How does the Nervous Tissue cause Action?
So far, we have been talking about nervous tissue, and how it collects information, sends it around the body, processes information, makes decisions based on information, and conveys decisions to muscles for action. In other words, when the action or movement is to be performed, muscle tissue will do the final job. How do animal muscles move? When a nerve impulse reaches the muscle, the muscle fibre must move. How does a muscle cell move? The simplest notion of movement at the cellular level is that muscle cells will move by changing their shape so that they shorten. So the next question is, how do muscle cells change their shape? The answer must lie in the chemistry of cellular components. Muscle cells have special proteins that change both their shape and their arrangement in the cell in response to nervous electrical impulses.
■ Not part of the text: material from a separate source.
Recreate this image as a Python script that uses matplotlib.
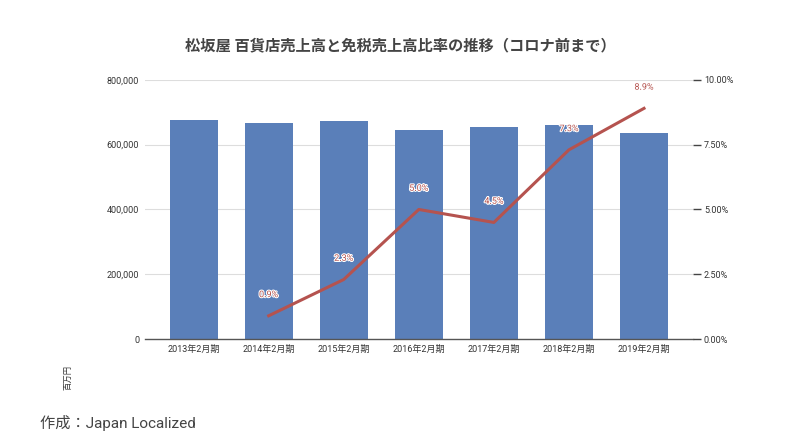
import matplotlib
matplotlib.use("Agg")
import matplotlib.pyplot as plt
import matplotlib.patheffects as pe
from matplotlib.ticker import FuncFormatter

plt.rcParams['font.family'] = ['Roboto', 'Noto Sans CJK JP', 'DejaVu Sans']

categories = ["2013年2月期", "2014年2月期", "2015年2月期", "2016年2月期",
              "2017年2月期", "2018年2月期", "2019年2月期"]
sales = [676000, 668000, 673000, 645000, 655000, 661000, 636000]
rate_cats = categories[1:]
duty_free_rate = [0.9, 2.3, 5.0, 4.5, 7.3, 8.9]
rate_labels = ["0.9%", "2.3%", "5.0%", "4.5%", "7.3%", "8.9%"]

title = "松坂屋 百貨店売上高と免税売上高比率の推移（コロナ前まで）"
bar_color = "#5a7fb9"
line_color = "#b5534f"

fig = plt.figure(figsize=(8, 4.41), dpi=100)
ax = fig.add_axes([0.181, 0.231, 0.685, 0.588])
x = list(range(len(categories)))
ax.bar(x, sales, width=0.64, color=bar_color, zorder=2)
ax.set_xlim(-0.65, 6.65)
ax.set_ylim(0, 800000)
ax.set_yticks([0, 200000, 400000, 600000, 800000])
ax.yaxis.set_major_formatter(FuncFormatter(lambda v, p: f"{int(v):,}"))
ax.set_xticks(x)
ax.set_xticklabels(categories)
ax.tick_params(axis='both', length=0, labelsize=6.5, colors="#333333", pad=4)
ax.grid(axis='y', color="#dddddd", linewidth=0.8, zorder=0)
for s in ['top', 'right', 'left']:
    ax.spines[s].set_visible(False)
ax.spines['bottom'].set_color("#555555")
ax.spines['bottom'].set_linewidth(1.0)

ax2 = ax.twinx()
rx = [categories.index(c) for c in rate_cats]
ax2.plot(rx, duty_free_rate, color=line_color, linewidth=2.2, zorder=3)
ax2.set_ylim(0, 10)
ax2.set_yticks([0, 2.5, 5, 7.5, 10])
ax2.yaxis.set_major_formatter(FuncFormatter(lambda v, p: f"{v:.2f}%"))
ax2.tick_params(axis='y', length=6, width=1, colors="#333333", labelsize=6.5, pad=2)
ax2.tick_params(axis='y', color="#444444")
for s in ['top', 'right', 'left', 'bottom']:
    ax2.spines[s].set_visible(False)
for xi, yi, lab in zip(rx, duty_free_rate, rate_labels):
    ax2.annotate(lab, (xi, yi), xytext=(0, 12), textcoords='offset points',
                 ha='center', va='bottom', fontsize=6.5, color=line_color,
                 path_effects=[pe.withStroke(linewidth=1.5, foreground='white')])

fig.text(0.5, 0.895, title, ha='center', va='center', fontsize=11,
         fontweight='bold', color="#444444")
fig.text(0.084, 0.145, "百万円", rotation=90, ha='center', va='center',
         fontsize=6, color="#333333")
fig.text(0.05, 0.04, "作成：Japan Localized", ha='left', va='center',
         fontsize=11, color="#444444")

fig.savefig("out.png", dpi=100, facecolor="white")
When this happens, new arrangements of these proteins give the muscle cells a shorter form. Remember when we talked about muscle tissue in Class IX, there were different kinds of muscles, such as voluntary muscles and involuntary muscles. Based on what we have discussed so far, what do you think the differences between these would be?
- What is the difference between a reflex action and walking?
- What happens at the synapse between two neurons?
- Which part of the brain maintains posture and equilibrium of the body?
- How do we detect the smell of an agarbatti (incense stick)?
- What is the role of the brain in reflex action?